Afraid that he might be the next one purged, Kimbro cooperated. He and a fellow Panther, Lonnie McLucas, drove to a swamp outside New Haven and, at Sams’ order, shot and killed Rackley, who was never proved to be an FBI plant. His body was found by fishermen the next day.

Nine Panthers were eventually put on trial for the killing, with Seale’s case drawing the most attention. Thousands of protesters -- including Tom Hayden, Jerry Rubin, Abbie Hoffman, Dr. Benjamin Spock and other luminaries of the left -- descended on New Haven to demand the release of the Panthers and their charismatic leader.

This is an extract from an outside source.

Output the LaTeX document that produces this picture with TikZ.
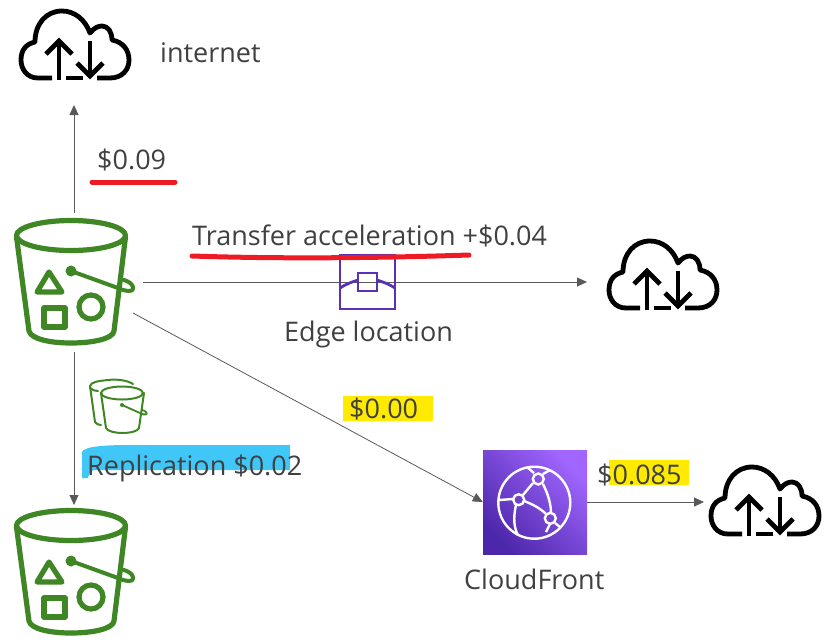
\documentclass[tikz,border=0pt]{standalone}
\usepackage{fontspec}
\setmainfont{Open Sans}
\usetikzlibrary{arrows.meta}
\definecolor{bucketgreen}{HTML}{3F8624}
\definecolor{txt}{HTML}{404040}
\definecolor{edgepurple}{HTML}{5A30B5}
\definecolor{cfdark}{HTML}{4D27AA}
\definecolor{cflight}{HTML}{A166FF}
\definecolor{redmark}{HTML}{ED1C24}
\definecolor{yellowmark}{HTML}{FFEA00}
\definecolor{bluemark}{HTML}{41C6F8}
\definecolor{linegrey}{HTML}{595959}
\tikzset{
  lab/.style={anchor=base west,inner sep=0pt,text=txt,font=\fontsize{27}{32}\selectfont},
  link/.style={draw=linegrey,line width=0.8pt,-{Triangle[length=10pt,width=9pt]}},
  stroke/.style={line cap=round,line join=round},
  pics/cloud/.style={code={
    \draw[black,line width=4.8pt,line join=round]
      (52,78) -- (38,78) .. controls (27,78) and (21,69) .. (21,60)
      .. controls (21,50) and (26,44) .. (35,42)
      .. controls (35,24) and (46,11) .. (62,11)
      .. controls (74,11) and (85,19) .. (90,33)
      .. controls (94,28) and (98,26) .. (102,26)
      .. controls (108,26) and (112,32) .. (112,40)
      .. controls (123,42) and (129,50) .. (129,60)
      .. controls (129,70) and (122,78) .. (110,78) -- (97,78);
    \draw[black,line width=4.8pt] (66,78) -- (83,78);
    \draw[black,line width=4.8pt] (59,80) -- (59,41);
    \draw[black,line width=4.8pt] (46,54) -- (59,41) -- (72,54);
    \draw[black,line width=4.8pt] (90,41) -- (90,76);
    \draw[black,line width=4.8pt] (77,63) -- (90,76) -- (103,63);
  }},
  pics/bucket/.style={code={
    \draw[bucketgreen,line width=5.2pt,stroke] (71,235.5) circle[x radius=54.5,y radius=15];
    \draw[bucketgreen,line width=5.2pt,stroke]
      (16.5,237) -- (29,331) .. controls (31,339) and (50,343) .. (71,343)
      .. controls (92,343) and (113,339) .. (114,331) -- (125.5,237);
    \draw[bucketgreen,line width=5.2pt,stroke] (49,272) -- (37,292) -- (62,292) -- cycle;
    \draw[bucketgreen,line width=5.2pt,stroke] (44,308) rectangle (65,327);
    \draw[bucketgreen,line width=5.2pt] (91,307) circle[radius=12];
    \fill[bucketgreen] (71,271) circle[radius=5.5];
    \draw[bucketgreen,line width=4pt,stroke]
      (71,271) -- (118,288) .. controls (126,292) and (135,292) .. (133,287)
      .. controls (132,283) and (127,281) .. (124,280);
  }},
  pics/smallbucket/.style={code={
    \draw[bucketgreen,line width=2pt,stroke] (122,393) circle[x radius=21,y radius=6.5];
    \draw[bucketgreen,line width=2pt,stroke]
      (101,393) -- (106,428) .. controls (107,431) and (115,433) .. (122,433)
      .. controls (131,433) and (138,431) .. (139,428) -- (144,393);
    \fill[bucketgreen] (122,405) circle[radius=2];
    \draw[bucketgreen,line width=1.8pt,stroke]
      (122,405) -- (140,413) .. controls (146,416) and (148,414) .. (146,412)
      .. controls (145,411) and (143,410) .. (142,410);
    \draw[bucketgreen,line width=2pt,stroke]
      (133,384) .. controls (127,380) and (116,379) .. (108,380)
      .. controls (98,381) and (91,382) .. (90,386)
      -- (95,422) .. controls (96,424) and (99,425) .. (101,425);
    \draw[bucketgreen,line width=2pt,stroke] (90,388) .. controls (92,390) and (95,391) .. (98,391);
  }}
}
\begin{document}
\begin{tikzpicture}[x=1pt,y=-1pt]
\useasboundingbox (0,0) rectangle (826,643);
% highlights beneath the text
\fill[bluemark] (82,452) .. controls (84,447) and (100,445) .. (130,445) -- (290,445) -- (290,470)
  -- (95,470) .. controls (90,470) and (89,474) .. (88,478) -- (82,478) -- cycle;
\fill[yellowmark] (343,396) rectangle (433,421);
\fill[yellowmark] (609,460) rectangle (689,485);
% icons
\pic at (0,0) {bucket};
\pic at (0,290) {bucket};
\pic at (0,0) {smallbucket};
\pic at (0,0) {cloud};
\pic at (588,230) {cloud};
\pic at (690,456) {cloud};
% Named ends of the connectors
\coordinate (topbucketN) at (74,213);
\coordinate (cloudinet) at (74,105);
\coordinate (topbucketE) at (143,282);
\coordinate (cloudedge) at (587,282);
\coordinate (topbucketSE) at (133,313);
\coordinate (topbucketS) at (74,352);
\coordinate (lowbucketN) at (74,505);
\coordinate (cloudcf) at (704,502);
% CloudFront
\node[minimum size=104pt,inner sep=0pt,shading=axis,left color=cfdark,right color=cflight,shading angle=135] (cf) at (535,502) {};
% connectors
\draw[link] (topbucketN) -- (cloudinet);
\draw[link] (topbucketE) -- (cloudedge);
\draw[link] (topbucketSE) -- (cf.west);
\draw[link] (topbucketS) -- (lowbucketN);
\draw[link] (cf.east) -- (cloudcf);
\begin{scope}[white,line width=2.4pt]
  \draw (534.3,502.7) circle[radius=36];
  \draw (538.3,479) circle[radius=5.5];
  \draw (518.7,499.7) circle[radius=5.5];
  \draw (550.3,518.3) circle[radius=5.5];
  \draw (523,495) -- (533,483);
  \draw (543,484) .. controls (548,494) and (551,504) .. (551,513);
  \draw (524,501) .. controls (532,504) and (540,508) .. (546,514);
  \draw (528,468) -- (534,473);
  \draw (543,474) -- (550,470);
  \draw (499,500) -- (513,499);
  \draw (516,505) .. controls (513,518) and (514,528) .. (518,535);
  \draw (550,524) -- (546,532);
  \draw (555,523) -- (560,527);
\end{scope}
% Edge location icon
\begin{scope}[edgepurple,line width=2.8pt]
  \draw (340,255) rectangle (395,309);
  \draw (358,273) rectangle (377,291);
  \draw (340,288) .. controls (346,284) and (352,282) .. (358,280);
  \draw (377,280) .. controls (383,282) and (389,284) .. (395,288);
\end{scope}
% red underlines
\draw[redmark,line width=5pt,line cap=round] (92,182) -- (175,182);
\draw[redmark,line width=5pt,line cap=round] (192,256) .. controls (280,259) and (380,258) .. (469,255);
% labels
\node[lab] (internet) at (160,62) {internet};
\node[lab] (p009) at (97,169) {\$0.09};
\node[lab] (ta) at (192,245) {Transfer acceleration +\$0.04};
\node[lab] (edge) at (284,341) {Edge location};
\node[lab] (p000) at (349,418) {\$0.00};
\node[lab] (repl) at (87,475) {Replication \$0.02};
\node[lab] (p0085) at (597,484) {\$0.085};
\node[lab] (cfl) at (464,589) {CloudFront};
\end{tikzpicture}
\end{document}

Kimbro confessed to the murder and became a witness for the prosecution. In prison he rediscovered his Christian faith and became a model inmate who counseled fellow prisoners, published a prize-winning prison newspaper and took correspondence courses to earn a college degree. At one point he was running a drug-treatment program outside the prison and returning to his cell at night. His conduct was so exemplary that the state pardoned him after he had served only 4 1/2 years of a life sentence.

After graduate school at Harvard, Kimbro became a student dean at Eastern Connecticut State University. In 1983 he took over Project MORE, which he built into an organization with a $6-million budget and staff of 30 that has helped thousands of ex-offenders redirect their lives.

Rae said Kimbro never made excuses for his involvement in Rackley’s murder. Nor did he let a day pass without remembering that he had killed a man.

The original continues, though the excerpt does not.